-- Begin ITEMS --

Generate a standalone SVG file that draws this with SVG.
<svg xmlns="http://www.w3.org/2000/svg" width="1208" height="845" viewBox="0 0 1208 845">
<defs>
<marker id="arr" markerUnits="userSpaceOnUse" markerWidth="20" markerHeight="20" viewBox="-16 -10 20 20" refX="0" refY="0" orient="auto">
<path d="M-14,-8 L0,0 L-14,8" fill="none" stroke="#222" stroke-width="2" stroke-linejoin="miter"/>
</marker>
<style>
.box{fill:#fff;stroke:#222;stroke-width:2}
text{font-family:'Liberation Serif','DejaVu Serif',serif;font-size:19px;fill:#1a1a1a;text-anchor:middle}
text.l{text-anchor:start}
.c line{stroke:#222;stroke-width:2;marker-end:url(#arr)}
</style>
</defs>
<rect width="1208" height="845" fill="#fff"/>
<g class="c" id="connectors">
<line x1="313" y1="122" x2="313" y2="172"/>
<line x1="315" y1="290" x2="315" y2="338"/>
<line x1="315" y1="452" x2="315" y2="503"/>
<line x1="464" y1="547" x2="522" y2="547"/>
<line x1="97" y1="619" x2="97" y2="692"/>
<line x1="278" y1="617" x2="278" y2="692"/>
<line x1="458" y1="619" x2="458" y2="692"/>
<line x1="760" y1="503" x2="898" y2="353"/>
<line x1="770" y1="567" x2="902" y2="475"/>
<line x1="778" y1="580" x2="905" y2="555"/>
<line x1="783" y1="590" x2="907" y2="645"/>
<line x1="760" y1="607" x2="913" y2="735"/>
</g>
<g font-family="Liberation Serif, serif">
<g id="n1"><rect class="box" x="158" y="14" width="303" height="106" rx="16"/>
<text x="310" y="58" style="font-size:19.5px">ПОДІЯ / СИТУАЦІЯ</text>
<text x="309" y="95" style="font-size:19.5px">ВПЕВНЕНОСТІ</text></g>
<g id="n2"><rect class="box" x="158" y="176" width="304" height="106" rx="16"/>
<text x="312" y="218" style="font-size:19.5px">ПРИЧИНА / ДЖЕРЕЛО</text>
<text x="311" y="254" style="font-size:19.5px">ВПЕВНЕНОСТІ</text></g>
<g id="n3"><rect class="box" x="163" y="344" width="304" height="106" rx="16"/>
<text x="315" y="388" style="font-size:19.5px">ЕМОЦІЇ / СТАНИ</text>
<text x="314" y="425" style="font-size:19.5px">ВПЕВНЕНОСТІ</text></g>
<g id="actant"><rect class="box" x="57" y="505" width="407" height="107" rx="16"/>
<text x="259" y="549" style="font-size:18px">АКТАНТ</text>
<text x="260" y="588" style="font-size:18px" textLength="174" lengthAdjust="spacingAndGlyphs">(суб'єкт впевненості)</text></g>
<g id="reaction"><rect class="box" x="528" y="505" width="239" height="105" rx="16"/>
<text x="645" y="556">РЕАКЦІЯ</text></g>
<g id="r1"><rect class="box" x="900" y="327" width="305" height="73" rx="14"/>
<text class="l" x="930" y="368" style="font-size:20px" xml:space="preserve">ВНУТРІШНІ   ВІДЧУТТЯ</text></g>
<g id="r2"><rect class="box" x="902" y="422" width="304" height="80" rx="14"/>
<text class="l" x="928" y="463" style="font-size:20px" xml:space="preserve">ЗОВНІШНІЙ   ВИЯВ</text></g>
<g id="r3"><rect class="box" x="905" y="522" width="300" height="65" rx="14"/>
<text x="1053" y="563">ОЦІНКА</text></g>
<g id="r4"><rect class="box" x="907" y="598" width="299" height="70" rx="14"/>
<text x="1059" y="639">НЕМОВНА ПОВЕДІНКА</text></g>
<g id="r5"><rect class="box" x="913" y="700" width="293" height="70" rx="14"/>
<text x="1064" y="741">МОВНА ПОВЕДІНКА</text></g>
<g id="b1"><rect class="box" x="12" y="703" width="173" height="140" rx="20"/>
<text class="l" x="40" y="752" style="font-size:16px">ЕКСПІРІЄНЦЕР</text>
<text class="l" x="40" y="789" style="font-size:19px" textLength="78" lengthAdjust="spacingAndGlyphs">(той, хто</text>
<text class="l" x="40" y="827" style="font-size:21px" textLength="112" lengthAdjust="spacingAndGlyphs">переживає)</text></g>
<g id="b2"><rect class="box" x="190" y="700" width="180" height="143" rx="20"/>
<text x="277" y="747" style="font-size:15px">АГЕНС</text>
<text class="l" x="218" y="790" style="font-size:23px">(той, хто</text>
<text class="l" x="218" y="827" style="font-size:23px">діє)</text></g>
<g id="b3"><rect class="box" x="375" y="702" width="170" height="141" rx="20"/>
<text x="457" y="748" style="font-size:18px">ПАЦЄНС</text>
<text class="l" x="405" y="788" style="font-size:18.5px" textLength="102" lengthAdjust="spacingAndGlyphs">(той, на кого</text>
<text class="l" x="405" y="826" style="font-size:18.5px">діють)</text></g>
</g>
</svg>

-- End ITEMS --
-- Begin ITEMS --

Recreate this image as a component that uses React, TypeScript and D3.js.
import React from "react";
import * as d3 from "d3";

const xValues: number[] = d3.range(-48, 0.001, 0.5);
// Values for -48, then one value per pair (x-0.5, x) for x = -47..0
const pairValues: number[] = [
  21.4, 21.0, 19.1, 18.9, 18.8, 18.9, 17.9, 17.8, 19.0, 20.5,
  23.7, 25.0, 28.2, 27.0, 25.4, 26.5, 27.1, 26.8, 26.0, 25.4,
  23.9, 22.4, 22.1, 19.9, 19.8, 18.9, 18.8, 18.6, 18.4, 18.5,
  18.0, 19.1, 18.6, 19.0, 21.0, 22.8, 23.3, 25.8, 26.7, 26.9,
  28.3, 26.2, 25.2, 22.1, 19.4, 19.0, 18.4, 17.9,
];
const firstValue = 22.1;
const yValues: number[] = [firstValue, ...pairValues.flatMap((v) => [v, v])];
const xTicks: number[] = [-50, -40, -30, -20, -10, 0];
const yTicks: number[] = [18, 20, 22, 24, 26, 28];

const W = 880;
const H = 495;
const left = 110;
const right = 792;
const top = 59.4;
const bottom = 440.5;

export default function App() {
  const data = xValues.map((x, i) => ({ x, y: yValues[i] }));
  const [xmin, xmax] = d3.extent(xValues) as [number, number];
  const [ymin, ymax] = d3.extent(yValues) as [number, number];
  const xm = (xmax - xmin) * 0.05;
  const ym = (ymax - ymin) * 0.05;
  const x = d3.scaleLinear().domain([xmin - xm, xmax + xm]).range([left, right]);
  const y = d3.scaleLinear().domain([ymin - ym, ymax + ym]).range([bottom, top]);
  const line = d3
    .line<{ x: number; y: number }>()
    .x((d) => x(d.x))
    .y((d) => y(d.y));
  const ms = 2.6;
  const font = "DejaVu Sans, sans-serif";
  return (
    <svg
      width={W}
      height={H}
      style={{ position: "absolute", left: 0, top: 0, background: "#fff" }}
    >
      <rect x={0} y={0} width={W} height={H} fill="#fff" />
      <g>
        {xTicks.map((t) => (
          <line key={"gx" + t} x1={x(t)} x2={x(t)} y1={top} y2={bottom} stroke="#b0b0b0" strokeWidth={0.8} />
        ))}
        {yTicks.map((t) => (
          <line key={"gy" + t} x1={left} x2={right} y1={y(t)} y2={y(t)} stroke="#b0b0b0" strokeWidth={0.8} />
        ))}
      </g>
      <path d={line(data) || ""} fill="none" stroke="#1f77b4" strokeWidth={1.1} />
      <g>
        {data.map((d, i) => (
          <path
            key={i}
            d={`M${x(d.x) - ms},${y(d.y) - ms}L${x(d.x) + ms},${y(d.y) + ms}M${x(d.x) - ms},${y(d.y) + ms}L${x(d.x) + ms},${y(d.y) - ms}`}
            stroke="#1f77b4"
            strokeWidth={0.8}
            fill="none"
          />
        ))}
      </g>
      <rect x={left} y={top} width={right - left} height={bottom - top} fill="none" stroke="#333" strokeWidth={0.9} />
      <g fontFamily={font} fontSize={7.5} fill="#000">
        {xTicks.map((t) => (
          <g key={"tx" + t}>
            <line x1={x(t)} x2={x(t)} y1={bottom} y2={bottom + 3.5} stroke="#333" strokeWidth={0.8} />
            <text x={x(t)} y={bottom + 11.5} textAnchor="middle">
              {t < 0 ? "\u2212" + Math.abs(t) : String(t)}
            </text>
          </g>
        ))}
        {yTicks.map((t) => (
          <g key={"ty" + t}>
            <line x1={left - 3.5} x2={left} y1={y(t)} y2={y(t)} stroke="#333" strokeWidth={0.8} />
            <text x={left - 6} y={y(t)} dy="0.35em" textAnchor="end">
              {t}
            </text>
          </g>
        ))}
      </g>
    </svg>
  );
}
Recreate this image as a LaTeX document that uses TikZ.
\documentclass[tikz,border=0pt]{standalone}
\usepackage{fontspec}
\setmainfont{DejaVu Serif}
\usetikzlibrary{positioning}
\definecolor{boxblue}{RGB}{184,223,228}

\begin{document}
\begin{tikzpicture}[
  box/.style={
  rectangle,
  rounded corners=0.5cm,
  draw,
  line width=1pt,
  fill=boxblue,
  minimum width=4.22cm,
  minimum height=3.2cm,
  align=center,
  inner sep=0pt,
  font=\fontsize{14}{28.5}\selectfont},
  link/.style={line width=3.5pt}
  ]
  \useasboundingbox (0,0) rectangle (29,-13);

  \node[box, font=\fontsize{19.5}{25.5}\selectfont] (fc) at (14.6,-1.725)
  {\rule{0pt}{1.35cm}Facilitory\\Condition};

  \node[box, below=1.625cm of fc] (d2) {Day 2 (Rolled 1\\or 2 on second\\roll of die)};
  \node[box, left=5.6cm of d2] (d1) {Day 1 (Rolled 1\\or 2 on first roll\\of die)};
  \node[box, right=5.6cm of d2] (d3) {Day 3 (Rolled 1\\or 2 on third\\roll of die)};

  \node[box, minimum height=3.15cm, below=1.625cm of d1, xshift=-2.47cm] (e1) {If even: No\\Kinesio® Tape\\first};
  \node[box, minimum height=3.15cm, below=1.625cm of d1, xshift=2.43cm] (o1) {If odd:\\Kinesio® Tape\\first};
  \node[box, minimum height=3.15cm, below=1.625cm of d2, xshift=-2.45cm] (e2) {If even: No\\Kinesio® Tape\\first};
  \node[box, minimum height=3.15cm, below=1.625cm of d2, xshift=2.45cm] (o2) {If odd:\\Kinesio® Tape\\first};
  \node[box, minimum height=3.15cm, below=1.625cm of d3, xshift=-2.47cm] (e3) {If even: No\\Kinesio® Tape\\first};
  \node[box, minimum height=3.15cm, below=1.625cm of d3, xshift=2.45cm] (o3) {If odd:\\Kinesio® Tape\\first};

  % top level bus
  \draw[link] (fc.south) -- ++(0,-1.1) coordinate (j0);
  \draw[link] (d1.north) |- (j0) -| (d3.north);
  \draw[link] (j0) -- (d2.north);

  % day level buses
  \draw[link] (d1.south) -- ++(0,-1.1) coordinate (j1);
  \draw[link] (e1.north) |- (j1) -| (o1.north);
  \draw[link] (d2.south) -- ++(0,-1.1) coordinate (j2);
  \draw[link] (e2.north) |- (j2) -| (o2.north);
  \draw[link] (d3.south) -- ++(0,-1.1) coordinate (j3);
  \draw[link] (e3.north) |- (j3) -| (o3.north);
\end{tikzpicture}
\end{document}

-- End ITEMS --
-- Begin ITEMS --

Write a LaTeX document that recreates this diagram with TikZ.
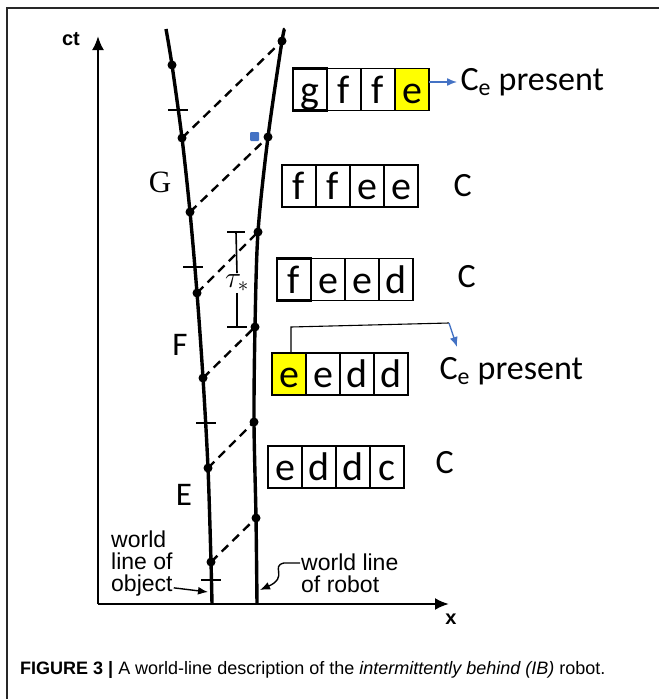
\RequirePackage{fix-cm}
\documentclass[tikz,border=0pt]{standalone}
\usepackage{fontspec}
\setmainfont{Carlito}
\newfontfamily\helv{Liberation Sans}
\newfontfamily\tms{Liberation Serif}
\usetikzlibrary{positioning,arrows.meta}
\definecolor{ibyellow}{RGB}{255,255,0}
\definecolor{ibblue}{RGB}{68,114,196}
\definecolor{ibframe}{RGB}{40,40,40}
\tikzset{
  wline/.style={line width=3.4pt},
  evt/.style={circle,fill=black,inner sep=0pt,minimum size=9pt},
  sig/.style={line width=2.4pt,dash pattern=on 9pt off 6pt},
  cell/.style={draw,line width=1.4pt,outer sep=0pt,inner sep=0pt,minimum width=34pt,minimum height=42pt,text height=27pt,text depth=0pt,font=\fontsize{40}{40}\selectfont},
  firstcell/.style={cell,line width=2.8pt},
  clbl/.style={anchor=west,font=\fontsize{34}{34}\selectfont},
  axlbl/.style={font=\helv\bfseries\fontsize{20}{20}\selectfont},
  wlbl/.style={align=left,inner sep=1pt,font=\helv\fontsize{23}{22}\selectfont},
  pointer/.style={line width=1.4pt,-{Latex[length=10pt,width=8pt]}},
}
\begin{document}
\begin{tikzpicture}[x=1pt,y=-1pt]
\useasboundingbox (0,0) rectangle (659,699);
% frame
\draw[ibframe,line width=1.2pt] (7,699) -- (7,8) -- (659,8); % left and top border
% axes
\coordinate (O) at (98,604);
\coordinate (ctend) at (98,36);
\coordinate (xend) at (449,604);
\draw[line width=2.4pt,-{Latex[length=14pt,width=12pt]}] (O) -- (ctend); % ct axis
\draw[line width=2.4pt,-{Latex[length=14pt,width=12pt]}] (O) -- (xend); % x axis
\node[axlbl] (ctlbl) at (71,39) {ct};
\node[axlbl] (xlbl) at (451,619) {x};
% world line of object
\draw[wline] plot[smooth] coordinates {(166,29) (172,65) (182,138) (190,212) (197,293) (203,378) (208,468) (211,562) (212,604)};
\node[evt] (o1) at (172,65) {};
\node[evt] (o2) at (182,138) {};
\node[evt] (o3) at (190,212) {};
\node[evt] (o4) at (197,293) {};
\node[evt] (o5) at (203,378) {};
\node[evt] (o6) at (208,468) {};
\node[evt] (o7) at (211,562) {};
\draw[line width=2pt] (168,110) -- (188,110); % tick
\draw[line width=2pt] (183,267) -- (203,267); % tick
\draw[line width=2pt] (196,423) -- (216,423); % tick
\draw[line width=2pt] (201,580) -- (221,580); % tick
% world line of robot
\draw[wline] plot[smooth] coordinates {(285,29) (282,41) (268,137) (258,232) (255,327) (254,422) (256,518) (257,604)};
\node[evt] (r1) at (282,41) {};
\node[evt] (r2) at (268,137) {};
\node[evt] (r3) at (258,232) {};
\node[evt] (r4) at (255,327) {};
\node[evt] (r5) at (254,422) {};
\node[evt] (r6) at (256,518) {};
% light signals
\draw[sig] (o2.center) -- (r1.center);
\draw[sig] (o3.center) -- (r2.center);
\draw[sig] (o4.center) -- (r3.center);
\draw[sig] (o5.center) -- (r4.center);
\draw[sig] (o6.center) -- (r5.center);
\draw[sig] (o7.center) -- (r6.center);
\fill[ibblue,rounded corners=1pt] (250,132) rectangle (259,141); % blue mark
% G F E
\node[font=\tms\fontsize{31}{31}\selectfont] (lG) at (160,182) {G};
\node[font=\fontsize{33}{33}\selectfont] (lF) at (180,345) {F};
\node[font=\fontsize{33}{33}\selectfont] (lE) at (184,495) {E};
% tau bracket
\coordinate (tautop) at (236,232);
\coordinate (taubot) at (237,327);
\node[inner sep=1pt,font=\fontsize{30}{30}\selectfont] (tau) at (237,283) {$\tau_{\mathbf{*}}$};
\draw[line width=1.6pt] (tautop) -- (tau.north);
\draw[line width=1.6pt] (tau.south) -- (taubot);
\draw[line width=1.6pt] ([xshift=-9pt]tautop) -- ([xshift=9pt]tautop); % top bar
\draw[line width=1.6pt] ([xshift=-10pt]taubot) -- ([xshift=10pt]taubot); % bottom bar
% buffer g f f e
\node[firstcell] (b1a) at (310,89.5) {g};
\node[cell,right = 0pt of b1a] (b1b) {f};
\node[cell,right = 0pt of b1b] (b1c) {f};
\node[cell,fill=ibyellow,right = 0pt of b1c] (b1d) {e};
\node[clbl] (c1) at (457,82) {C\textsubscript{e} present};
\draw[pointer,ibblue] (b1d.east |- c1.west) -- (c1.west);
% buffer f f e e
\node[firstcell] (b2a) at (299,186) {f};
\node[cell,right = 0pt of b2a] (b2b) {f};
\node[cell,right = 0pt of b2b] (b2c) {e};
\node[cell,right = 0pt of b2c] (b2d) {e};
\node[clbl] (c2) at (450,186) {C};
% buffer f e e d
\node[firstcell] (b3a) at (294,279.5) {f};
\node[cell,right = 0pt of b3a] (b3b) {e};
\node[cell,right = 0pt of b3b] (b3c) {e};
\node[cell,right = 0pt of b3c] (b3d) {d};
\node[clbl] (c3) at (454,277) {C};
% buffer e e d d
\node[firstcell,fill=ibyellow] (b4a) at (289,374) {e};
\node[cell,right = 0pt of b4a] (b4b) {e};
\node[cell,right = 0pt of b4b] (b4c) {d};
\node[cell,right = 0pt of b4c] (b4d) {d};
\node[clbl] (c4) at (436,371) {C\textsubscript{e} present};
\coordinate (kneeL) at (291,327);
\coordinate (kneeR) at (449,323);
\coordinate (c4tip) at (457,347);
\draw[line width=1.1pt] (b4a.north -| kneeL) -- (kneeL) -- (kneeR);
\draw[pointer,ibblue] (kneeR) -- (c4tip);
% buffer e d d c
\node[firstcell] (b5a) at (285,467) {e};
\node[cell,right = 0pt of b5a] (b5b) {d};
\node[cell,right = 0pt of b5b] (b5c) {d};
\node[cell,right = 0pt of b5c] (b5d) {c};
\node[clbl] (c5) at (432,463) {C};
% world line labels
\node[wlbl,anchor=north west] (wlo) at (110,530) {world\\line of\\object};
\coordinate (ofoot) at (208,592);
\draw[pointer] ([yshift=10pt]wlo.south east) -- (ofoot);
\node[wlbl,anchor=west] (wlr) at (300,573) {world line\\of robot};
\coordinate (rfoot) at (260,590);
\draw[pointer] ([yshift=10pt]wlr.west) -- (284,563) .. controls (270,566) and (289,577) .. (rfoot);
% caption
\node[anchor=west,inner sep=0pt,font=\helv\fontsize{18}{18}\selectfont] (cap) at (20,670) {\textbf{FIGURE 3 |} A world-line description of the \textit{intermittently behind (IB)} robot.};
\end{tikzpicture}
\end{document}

-- End ITEMS --

• **STATED TASK**:
Report each line in the preceding entries that holds the string "this".

• **WRITTEN SOLUTION**:
Generate a standalone SVG file that draws this with SVG.
Recreate this image as a component that uses React, TypeScript and D3.js.
Recreate this image as a LaTeX document that uses TikZ.
Write a LaTeX document that recreates this diagram with TikZ.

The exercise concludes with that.